The Trap of “Maybe This Time…”
It starts with a fight. Maybe a small one, maybe one of those gut-wrenching ones where you’re left gasping for air. The anxious partner pushes, the avoidant withdraws. Silent treatment. Cold distance. And then—just as the anxious partner reaches their breaking point—avoidant returns with just enough warmth to reset the cycle. They don’t want to lose you. Not really. But they don’t want to get too close either.
So they come back with words that feel like a lifeline. “I don’t want to lose you.” “I’ll do better.” “I’ll try.” And the anxious partner clings to those words, desperate to believe this time will be different. That this time, the avoidant won’t disappear when things get hard.

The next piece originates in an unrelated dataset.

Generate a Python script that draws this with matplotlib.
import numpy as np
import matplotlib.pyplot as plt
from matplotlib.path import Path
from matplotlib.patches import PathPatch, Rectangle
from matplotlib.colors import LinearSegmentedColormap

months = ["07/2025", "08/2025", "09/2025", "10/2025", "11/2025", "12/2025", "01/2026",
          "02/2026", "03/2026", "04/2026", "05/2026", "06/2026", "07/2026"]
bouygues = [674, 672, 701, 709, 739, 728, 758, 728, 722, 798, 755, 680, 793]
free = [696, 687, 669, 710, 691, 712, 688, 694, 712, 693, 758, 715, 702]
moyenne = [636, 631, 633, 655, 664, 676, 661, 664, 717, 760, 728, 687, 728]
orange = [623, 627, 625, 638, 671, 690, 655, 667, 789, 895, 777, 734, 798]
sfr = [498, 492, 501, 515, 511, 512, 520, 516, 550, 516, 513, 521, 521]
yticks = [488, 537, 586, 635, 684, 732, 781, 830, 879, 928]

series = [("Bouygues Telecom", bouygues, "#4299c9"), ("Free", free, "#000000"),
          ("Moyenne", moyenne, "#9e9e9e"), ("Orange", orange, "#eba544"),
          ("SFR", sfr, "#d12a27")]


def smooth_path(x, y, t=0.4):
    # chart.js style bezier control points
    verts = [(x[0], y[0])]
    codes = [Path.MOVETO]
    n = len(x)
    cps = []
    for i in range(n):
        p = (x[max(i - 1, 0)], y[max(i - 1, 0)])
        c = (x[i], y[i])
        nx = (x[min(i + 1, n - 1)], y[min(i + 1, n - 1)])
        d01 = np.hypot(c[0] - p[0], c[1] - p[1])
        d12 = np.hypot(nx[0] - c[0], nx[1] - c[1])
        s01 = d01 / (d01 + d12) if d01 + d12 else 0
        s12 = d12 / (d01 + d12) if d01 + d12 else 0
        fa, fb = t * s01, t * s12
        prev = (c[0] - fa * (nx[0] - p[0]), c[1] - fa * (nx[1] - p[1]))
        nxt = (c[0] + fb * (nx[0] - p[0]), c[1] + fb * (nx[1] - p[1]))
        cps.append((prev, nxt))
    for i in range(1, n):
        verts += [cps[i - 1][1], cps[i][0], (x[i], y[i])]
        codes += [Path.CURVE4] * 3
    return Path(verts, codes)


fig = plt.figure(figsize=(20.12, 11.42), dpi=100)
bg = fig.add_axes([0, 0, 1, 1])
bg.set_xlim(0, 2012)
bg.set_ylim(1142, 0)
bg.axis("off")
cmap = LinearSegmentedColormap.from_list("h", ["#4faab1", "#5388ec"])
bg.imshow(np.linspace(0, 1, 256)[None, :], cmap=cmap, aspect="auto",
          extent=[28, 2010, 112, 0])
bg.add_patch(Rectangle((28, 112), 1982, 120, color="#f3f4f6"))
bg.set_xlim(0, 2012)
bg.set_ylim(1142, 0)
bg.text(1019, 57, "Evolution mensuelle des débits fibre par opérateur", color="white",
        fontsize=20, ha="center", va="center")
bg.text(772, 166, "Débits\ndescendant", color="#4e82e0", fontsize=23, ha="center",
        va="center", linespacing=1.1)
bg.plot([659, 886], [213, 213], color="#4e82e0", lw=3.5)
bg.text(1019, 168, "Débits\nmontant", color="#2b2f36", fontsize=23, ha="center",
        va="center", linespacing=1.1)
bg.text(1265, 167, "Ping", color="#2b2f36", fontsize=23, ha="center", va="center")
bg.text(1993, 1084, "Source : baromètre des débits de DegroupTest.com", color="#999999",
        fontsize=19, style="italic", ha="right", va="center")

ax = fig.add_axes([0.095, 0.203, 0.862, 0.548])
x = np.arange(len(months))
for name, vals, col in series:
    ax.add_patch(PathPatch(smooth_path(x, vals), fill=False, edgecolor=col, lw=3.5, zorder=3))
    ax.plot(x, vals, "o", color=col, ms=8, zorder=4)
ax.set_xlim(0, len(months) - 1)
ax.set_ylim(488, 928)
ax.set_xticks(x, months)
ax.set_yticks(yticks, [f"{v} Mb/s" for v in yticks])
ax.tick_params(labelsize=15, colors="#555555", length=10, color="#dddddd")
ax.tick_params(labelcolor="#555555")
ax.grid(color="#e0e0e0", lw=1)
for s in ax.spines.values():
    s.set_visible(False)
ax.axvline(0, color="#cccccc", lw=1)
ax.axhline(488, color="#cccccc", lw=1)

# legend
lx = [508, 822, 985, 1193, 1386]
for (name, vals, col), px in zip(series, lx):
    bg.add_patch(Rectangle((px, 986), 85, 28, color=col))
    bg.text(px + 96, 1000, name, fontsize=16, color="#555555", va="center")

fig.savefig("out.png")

But they always do. The pattern repeats. The anxious partner keeps losing pieces of themselves, begging for love that shouldn’t have to be begged for. And with every cycle, trust erodes—not just in the avoidant, but in themselves. Because at some point, the anxious partner stops believing their own promises. “Next time, I’ll leave.” “Next time, I won’t beg.” But next time comes, and they stay.
Why This Dynamic Feels Like Home
It’s not just random bad luck that these two types find each other. The anxious partner is drawn to the avoidant because they feel like a challenge—like an unfinished story from childhood that just needs the right ending. “If I can make this person love me, then I’ll finally be worthy.” And the avoidant? They find comfort in the chase, in being pursued but never having to fully surrender. It validates their belief that love is something that takes too much, something that demands more than they can give.

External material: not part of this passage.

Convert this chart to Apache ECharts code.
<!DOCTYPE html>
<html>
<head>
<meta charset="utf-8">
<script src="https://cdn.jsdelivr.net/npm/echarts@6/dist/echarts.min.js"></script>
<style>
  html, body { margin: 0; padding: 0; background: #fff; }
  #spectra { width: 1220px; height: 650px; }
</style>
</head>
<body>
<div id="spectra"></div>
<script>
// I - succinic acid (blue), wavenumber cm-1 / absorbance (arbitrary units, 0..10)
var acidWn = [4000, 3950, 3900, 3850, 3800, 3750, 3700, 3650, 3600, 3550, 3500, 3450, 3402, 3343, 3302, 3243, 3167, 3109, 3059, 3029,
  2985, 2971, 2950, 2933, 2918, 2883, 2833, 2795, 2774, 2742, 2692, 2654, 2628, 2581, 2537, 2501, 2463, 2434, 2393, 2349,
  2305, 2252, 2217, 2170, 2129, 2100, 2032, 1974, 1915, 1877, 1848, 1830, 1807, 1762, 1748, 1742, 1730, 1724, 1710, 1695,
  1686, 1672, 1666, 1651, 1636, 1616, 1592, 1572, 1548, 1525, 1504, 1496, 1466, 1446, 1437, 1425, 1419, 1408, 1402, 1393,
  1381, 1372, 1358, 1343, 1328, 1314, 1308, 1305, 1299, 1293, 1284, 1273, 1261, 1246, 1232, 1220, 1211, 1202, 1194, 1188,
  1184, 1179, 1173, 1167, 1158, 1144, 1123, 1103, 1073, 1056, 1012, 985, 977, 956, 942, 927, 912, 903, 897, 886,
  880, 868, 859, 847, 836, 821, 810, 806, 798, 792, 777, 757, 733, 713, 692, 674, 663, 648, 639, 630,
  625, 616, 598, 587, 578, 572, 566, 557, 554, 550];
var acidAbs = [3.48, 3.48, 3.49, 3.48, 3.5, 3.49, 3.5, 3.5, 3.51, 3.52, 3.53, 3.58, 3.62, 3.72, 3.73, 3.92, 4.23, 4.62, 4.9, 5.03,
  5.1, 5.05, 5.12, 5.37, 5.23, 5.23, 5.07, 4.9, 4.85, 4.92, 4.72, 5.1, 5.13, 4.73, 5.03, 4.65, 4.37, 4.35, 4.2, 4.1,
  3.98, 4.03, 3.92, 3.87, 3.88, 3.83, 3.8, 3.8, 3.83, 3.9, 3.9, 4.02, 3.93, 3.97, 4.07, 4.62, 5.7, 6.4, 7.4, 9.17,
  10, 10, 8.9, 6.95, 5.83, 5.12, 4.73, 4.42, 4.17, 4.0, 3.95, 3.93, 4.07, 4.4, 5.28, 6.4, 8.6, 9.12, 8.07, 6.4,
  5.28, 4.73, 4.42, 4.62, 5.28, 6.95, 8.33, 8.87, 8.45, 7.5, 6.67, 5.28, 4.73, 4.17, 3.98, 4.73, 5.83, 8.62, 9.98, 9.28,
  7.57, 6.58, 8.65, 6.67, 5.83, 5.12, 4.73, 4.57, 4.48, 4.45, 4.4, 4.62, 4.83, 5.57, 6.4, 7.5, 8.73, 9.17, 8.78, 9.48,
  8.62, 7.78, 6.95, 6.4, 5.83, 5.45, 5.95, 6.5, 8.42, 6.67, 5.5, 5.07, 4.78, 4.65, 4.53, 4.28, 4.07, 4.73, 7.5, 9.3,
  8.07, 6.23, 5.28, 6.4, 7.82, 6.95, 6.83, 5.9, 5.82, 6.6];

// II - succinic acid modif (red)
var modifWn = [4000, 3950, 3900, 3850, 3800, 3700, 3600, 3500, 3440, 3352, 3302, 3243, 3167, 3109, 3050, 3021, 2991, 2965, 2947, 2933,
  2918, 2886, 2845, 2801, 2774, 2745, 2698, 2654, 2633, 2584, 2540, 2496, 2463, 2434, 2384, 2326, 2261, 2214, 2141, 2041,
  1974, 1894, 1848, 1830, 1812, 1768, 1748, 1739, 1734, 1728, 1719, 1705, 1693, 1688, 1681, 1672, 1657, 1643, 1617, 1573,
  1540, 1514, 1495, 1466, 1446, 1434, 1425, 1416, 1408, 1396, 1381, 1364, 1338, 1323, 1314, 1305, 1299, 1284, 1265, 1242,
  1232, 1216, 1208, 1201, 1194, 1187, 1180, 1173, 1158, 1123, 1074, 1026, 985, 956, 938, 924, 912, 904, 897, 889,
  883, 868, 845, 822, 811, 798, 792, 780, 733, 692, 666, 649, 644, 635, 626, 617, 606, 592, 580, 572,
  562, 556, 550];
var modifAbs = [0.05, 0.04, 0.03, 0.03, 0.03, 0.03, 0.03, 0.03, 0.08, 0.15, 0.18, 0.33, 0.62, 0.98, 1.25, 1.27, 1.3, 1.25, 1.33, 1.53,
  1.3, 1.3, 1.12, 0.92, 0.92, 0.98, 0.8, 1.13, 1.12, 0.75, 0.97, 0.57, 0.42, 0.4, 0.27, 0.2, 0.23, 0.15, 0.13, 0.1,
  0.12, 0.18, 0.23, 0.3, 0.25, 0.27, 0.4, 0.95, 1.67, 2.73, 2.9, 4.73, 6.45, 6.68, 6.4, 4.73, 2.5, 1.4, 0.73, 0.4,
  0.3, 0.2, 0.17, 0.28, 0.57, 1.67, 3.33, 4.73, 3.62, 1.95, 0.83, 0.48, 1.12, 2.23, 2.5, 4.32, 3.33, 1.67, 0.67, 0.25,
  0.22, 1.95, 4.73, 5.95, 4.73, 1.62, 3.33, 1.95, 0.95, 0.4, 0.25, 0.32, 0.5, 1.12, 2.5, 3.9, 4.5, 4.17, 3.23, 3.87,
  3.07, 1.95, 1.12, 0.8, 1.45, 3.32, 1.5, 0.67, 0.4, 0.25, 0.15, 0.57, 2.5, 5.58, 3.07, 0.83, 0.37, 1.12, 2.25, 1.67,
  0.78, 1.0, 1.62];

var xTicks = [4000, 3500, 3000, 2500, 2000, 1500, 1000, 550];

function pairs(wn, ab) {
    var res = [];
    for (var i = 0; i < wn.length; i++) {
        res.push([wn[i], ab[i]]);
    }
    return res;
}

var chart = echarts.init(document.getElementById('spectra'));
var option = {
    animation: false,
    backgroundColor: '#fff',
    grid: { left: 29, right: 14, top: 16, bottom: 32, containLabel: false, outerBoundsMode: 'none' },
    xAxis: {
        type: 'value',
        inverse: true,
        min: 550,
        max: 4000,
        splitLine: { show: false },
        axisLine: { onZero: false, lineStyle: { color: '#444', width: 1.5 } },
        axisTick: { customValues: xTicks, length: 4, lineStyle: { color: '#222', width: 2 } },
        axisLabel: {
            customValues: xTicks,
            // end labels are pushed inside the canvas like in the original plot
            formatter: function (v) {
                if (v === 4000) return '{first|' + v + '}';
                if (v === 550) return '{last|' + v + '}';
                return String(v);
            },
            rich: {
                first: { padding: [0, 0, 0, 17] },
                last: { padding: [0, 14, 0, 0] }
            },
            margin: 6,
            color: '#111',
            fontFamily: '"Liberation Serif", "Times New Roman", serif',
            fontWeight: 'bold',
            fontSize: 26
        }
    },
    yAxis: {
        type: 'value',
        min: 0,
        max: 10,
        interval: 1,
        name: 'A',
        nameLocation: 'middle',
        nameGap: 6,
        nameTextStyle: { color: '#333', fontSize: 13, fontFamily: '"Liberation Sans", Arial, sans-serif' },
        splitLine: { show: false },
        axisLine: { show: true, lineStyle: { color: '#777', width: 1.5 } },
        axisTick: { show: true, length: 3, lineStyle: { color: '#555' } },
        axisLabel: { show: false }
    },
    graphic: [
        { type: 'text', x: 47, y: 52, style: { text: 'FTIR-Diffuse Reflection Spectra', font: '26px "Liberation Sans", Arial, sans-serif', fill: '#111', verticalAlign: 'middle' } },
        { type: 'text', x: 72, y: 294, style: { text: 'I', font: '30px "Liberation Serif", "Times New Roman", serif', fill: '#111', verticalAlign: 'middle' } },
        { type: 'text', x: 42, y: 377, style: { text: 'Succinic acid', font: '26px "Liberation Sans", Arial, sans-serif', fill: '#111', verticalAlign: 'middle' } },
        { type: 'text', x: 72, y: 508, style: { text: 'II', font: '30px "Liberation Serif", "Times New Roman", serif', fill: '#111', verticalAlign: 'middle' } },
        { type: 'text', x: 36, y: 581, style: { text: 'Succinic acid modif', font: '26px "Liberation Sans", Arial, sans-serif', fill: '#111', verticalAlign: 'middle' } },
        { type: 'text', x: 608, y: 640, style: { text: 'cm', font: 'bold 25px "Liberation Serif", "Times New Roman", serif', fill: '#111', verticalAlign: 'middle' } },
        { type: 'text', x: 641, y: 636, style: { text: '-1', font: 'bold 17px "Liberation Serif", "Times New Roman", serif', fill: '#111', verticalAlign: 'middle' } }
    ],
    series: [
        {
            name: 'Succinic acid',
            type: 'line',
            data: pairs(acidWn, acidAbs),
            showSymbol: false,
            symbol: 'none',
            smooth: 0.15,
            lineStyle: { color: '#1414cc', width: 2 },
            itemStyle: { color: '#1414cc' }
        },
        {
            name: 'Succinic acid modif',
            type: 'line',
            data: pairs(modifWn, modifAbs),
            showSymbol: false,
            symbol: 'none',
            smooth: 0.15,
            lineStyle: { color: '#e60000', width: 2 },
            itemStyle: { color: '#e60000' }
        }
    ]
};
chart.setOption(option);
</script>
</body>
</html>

Ironically, both are drawn to traits they secretly wish they had. The anxious partner longs for the avoidant’s ability to detach, to not be consumed by love. The avoidant longs for the anxious partner’s ability to connect deeply, to need. But what attracts us often destroys us. The anxious partner’s pursuit only makes the avoidant retreat further. The avoidant’s distance only makes the anxious partner cling harder.
It’s a relationship built on an impossible paradox: the anxious partner is trying to get love from someone who is terrified of giving it.
The Slow Death of Trust
The problem isn’t just the fights—it’s the slow erosion of hope. The way neglect becomes routine. The way loneliness becomes a given. Until one day, the anxious partner wakes up and realizes they don’t trust their partner to keep their word anymore. And worse—they don’t trust themselves to walk away.
They have been taught, over and over, that love means waiting. That love means proving. That love means enduring. And somewhere along the way, they forgot that love isn’t supposed to feel like chasing a ghost.
So if you’re stuck in this cycle, ask yourself: Are enough of your needs being met to grieve the ones that aren’t? Or are you so starved for love that you’re willing to accept crumbs and call it a feast?
Because the truth is, love shouldn’t feel like trying to hold onto someone who keeps slipping through your fingers. And real love—the kind that stays, the kind that chooses you every day—won’t require you to beg for it.